▶ [What this task involves] Please reproduce the lines of the records below from the one holding "Generate a web" through the one holding "const yTicks = [0, 50, 100, 150, 200, 250, 300];", inclusive, skipping all pictures.

Start of Task input

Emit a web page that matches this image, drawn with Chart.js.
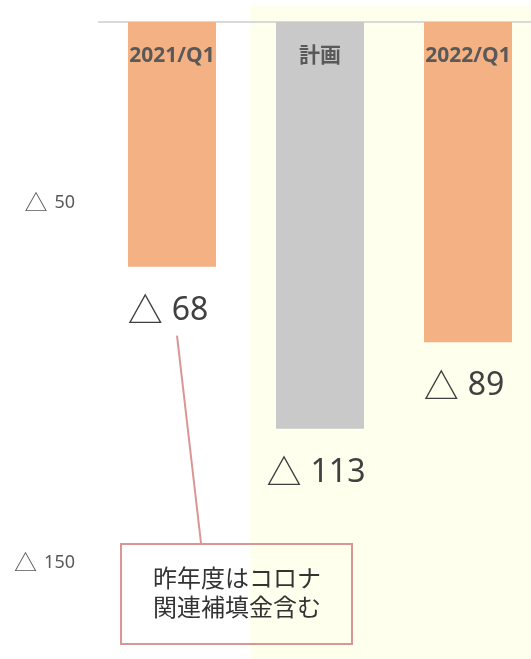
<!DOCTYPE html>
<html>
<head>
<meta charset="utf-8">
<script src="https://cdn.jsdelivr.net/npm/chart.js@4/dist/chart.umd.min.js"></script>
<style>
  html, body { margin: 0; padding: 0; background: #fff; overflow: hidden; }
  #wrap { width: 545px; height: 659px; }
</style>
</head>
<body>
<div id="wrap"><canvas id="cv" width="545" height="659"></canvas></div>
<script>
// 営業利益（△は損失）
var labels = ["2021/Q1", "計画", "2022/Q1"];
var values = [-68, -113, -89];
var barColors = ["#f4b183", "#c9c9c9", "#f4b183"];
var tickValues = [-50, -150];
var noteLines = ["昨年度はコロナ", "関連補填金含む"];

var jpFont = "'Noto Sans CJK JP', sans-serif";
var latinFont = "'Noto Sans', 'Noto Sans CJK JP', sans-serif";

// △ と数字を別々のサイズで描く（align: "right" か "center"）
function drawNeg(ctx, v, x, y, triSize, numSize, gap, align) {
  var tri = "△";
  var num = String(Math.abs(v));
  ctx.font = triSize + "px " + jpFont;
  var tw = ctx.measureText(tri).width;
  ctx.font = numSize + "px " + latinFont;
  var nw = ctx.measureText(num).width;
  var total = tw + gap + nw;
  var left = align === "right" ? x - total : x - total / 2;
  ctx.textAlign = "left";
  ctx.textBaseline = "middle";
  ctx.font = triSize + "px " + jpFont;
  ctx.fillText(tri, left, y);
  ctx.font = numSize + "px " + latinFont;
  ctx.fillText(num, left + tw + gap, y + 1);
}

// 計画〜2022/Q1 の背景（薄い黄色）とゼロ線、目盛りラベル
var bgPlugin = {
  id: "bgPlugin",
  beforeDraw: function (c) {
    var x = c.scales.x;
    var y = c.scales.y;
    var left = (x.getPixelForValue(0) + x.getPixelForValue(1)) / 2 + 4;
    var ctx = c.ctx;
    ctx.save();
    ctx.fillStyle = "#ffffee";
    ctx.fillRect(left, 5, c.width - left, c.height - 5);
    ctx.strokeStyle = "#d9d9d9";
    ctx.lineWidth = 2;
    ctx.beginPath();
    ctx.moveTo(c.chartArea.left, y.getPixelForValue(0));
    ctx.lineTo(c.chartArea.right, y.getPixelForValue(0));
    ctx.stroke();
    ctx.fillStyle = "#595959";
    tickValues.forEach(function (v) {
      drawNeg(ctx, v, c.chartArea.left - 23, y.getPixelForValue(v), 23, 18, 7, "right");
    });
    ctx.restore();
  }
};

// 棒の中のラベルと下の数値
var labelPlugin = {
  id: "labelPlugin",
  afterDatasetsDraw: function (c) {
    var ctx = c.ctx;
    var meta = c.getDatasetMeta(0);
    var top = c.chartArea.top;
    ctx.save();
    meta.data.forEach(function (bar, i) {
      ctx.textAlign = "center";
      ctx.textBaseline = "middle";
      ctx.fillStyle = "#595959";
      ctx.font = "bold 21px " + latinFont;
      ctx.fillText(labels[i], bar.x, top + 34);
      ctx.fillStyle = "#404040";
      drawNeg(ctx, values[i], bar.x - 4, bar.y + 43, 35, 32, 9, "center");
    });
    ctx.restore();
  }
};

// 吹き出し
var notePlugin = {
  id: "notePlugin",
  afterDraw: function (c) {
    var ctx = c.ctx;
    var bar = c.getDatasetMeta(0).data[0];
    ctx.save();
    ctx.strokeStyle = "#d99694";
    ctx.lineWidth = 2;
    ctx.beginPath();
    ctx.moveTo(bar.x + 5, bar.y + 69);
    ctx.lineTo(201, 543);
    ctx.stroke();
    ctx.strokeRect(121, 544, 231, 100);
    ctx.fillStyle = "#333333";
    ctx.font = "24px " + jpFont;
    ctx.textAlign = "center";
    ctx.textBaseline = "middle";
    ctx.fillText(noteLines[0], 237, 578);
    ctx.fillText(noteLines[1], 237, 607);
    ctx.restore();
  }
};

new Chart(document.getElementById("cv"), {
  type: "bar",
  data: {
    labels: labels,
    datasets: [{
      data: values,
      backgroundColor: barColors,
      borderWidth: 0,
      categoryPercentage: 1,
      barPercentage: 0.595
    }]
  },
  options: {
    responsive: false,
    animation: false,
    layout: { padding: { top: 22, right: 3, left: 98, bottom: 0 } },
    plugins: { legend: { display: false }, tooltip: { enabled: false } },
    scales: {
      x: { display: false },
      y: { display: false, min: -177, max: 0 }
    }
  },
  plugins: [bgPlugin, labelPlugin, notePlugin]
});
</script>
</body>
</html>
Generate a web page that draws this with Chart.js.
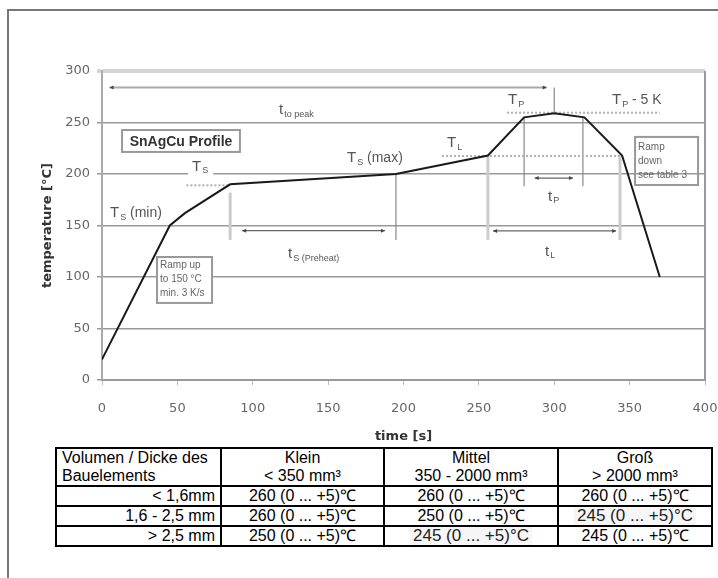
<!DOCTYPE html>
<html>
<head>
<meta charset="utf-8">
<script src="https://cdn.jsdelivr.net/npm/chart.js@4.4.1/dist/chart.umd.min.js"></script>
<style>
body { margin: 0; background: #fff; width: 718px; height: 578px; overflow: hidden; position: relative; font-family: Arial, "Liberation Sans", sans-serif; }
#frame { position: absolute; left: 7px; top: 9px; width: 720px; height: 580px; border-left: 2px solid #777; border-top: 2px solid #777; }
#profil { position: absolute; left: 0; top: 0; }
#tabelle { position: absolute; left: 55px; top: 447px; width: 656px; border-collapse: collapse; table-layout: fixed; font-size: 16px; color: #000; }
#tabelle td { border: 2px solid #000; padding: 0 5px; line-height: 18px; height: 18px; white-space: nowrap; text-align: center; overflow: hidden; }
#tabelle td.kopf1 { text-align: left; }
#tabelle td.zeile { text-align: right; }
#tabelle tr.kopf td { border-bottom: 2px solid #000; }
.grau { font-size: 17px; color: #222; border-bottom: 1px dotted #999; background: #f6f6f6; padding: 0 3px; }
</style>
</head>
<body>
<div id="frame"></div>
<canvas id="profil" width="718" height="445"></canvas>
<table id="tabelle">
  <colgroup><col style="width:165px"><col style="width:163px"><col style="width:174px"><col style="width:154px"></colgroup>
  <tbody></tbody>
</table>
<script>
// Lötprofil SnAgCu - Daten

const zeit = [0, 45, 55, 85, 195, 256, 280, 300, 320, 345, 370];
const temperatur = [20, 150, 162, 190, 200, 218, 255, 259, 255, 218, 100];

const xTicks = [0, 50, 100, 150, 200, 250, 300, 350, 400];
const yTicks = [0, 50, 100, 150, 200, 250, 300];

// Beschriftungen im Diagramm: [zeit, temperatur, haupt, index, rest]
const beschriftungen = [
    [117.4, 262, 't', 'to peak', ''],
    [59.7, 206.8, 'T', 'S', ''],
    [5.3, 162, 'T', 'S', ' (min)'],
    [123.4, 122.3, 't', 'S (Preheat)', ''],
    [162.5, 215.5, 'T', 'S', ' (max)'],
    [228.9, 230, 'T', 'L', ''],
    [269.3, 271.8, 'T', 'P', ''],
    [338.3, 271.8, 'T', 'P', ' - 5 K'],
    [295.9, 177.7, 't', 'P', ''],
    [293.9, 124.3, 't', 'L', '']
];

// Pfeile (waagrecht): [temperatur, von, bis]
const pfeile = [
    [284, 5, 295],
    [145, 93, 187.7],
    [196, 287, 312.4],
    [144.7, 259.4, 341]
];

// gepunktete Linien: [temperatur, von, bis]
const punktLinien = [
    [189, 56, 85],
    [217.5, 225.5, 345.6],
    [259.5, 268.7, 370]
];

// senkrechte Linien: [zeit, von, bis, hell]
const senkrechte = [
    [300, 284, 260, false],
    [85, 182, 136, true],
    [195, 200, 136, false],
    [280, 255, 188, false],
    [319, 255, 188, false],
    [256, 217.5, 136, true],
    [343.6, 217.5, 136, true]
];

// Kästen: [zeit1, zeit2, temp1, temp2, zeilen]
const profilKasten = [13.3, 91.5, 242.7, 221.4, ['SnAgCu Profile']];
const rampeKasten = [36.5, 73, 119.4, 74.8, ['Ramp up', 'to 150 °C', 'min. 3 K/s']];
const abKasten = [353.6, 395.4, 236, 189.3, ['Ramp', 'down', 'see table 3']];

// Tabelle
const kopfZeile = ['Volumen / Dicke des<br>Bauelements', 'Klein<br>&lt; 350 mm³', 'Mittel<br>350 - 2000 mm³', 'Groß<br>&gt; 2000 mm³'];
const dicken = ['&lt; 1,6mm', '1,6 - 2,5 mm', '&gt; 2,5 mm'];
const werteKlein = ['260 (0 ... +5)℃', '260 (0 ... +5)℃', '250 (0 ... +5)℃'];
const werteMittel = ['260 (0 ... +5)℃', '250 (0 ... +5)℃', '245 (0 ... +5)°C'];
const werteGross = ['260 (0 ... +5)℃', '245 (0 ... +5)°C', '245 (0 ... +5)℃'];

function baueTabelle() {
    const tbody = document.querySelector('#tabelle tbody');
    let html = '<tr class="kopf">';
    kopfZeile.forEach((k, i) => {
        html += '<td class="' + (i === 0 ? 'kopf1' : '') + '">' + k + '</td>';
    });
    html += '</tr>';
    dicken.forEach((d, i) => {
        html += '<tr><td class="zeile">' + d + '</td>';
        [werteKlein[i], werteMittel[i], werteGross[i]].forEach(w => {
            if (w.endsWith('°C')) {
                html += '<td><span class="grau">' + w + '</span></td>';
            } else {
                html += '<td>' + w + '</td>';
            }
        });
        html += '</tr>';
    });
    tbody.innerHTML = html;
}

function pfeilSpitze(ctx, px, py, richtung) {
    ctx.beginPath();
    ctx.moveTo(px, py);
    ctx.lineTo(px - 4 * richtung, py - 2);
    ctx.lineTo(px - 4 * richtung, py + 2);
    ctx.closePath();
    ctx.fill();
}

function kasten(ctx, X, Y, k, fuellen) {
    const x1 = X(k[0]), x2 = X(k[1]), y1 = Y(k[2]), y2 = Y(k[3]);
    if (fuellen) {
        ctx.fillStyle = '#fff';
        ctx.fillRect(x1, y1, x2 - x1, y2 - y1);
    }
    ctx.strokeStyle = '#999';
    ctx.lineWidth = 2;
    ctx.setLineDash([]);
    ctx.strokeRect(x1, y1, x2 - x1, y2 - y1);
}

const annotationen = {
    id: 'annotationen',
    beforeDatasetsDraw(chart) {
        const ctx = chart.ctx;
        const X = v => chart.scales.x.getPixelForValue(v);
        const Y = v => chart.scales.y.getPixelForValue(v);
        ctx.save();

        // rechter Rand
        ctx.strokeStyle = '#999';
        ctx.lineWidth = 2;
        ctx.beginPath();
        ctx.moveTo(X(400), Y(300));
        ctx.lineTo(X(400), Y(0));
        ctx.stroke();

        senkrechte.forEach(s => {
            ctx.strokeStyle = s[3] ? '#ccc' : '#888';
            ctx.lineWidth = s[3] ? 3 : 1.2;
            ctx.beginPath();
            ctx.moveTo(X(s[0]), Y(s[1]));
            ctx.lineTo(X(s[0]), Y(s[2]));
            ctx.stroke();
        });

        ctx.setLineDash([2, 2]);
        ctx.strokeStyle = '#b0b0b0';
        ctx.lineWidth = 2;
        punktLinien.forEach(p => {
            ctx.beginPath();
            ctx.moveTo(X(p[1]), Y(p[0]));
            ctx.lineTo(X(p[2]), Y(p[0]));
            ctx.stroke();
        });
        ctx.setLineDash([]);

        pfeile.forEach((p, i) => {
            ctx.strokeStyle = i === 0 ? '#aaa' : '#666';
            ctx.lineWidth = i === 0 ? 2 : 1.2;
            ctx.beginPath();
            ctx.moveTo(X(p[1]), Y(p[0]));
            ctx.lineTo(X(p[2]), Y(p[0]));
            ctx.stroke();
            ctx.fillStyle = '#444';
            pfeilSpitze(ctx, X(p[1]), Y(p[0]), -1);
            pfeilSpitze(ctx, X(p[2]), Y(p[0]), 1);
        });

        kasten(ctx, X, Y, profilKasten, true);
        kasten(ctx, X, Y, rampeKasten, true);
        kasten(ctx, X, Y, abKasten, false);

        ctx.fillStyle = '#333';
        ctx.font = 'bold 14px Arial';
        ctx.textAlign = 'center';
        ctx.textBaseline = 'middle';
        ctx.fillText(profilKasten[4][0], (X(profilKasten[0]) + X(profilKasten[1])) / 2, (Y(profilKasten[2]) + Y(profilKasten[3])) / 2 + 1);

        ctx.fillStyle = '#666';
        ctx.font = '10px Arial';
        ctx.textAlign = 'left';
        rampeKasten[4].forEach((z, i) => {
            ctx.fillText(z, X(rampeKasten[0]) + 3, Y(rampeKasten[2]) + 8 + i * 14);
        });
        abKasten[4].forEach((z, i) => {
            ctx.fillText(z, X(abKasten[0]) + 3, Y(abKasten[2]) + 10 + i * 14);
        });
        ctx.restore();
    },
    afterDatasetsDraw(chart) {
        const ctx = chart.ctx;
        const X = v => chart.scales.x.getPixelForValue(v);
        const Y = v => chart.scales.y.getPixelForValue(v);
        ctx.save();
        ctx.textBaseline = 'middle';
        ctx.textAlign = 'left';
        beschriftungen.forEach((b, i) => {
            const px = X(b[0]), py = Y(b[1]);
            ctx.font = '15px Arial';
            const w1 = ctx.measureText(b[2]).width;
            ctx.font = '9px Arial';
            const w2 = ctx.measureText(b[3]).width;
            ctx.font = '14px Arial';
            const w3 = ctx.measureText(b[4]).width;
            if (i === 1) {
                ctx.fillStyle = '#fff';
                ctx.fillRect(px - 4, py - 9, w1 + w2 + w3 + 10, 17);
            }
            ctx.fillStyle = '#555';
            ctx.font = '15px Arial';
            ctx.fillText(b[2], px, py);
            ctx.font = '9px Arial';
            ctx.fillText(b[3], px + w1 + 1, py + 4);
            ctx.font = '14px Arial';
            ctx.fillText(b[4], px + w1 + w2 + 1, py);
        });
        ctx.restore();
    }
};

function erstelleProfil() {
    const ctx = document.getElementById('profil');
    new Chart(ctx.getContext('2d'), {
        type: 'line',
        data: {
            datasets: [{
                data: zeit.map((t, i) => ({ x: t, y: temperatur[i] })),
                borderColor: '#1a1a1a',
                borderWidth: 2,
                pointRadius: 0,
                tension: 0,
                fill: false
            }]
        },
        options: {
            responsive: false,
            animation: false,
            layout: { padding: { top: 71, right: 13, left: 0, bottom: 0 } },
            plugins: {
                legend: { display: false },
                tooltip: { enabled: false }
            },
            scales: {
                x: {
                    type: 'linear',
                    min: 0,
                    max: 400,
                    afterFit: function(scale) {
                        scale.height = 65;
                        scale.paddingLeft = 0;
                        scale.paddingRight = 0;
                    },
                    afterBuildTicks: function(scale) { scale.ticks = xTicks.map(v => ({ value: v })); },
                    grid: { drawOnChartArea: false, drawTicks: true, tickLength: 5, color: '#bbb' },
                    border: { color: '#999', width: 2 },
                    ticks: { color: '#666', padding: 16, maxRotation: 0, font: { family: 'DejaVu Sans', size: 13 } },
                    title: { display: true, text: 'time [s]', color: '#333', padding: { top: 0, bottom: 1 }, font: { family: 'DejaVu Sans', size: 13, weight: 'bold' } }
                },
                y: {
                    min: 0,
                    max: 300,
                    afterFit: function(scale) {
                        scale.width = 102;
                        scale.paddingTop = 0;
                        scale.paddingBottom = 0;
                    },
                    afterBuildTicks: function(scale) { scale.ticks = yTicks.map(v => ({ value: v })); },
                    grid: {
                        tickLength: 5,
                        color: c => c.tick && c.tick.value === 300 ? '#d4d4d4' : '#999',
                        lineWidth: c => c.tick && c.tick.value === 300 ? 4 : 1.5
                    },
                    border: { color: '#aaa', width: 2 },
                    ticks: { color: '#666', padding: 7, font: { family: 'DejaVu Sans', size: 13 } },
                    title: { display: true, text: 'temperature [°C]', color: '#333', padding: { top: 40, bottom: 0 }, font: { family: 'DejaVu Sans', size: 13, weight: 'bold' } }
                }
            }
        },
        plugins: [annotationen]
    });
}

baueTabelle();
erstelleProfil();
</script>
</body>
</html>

End of Task input

▶ [Task answer]
Generate a web page that draws this with Chart.js.
<!DOCTYPE html>
<html>
<head>
<meta charset="utf-8">
<script src="https://cdn.jsdelivr.net/npm/chart.js@4.4.1/dist/chart.umd.min.js"></script>
<style>
body { margin: 0; background: #fff; width: 718px; height: 578px; overflow: hidden; position: relative; font-family: Arial, "Liberation Sans", sans-serif; }
#frame { position: absolute; left: 7px; top: 9px; width: 720px; height: 580px; border-left: 2px solid #777; border-top: 2px solid #777; }
#profil { position: absolute; left: 0; top: 0; }
#tabelle { position: absolute; left: 55px; top: 447px; width: 656px; border-collapse: collapse; table-layout: fixed; font-size: 16px; color: #000; }
#tabelle td { border: 2px solid #000; padding: 0 5px; line-height: 18px; height: 18px; white-space: nowrap; text-align: center; overflow: hidden; }
#tabelle td.kopf1 { text-align: left; }
#tabelle td.zeile { text-align: right; }
#tabelle tr.kopf td { border-bottom: 2px solid #000; }
.grau { font-size: 17px; color: #222; border-bottom: 1px dotted #999; background: #f6f6f6; padding: 0 3px; }
</style>
</head>
<body>
<div id="frame"></div>
<canvas id="profil" width="718" height="445"></canvas>
<table id="tabelle">
  <colgroup><col style="width:165px"><col style="width:163px"><col style="width:174px"><col style="width:154px"></colgroup>
  <tbody></tbody>
</table>
<script>
// Lötprofil SnAgCu - Daten

const zeit = [0, 45, 55, 85, 195, 256, 280, 300, 320, 345, 370];
const temperatur = [20, 150, 162, 190, 200, 218, 255, 259, 255, 218, 100];

const xTicks = [0, 50, 100, 150, 200, 250, 300, 350, 400];
const yTicks = [0, 50, 100, 150, 200, 250, 300];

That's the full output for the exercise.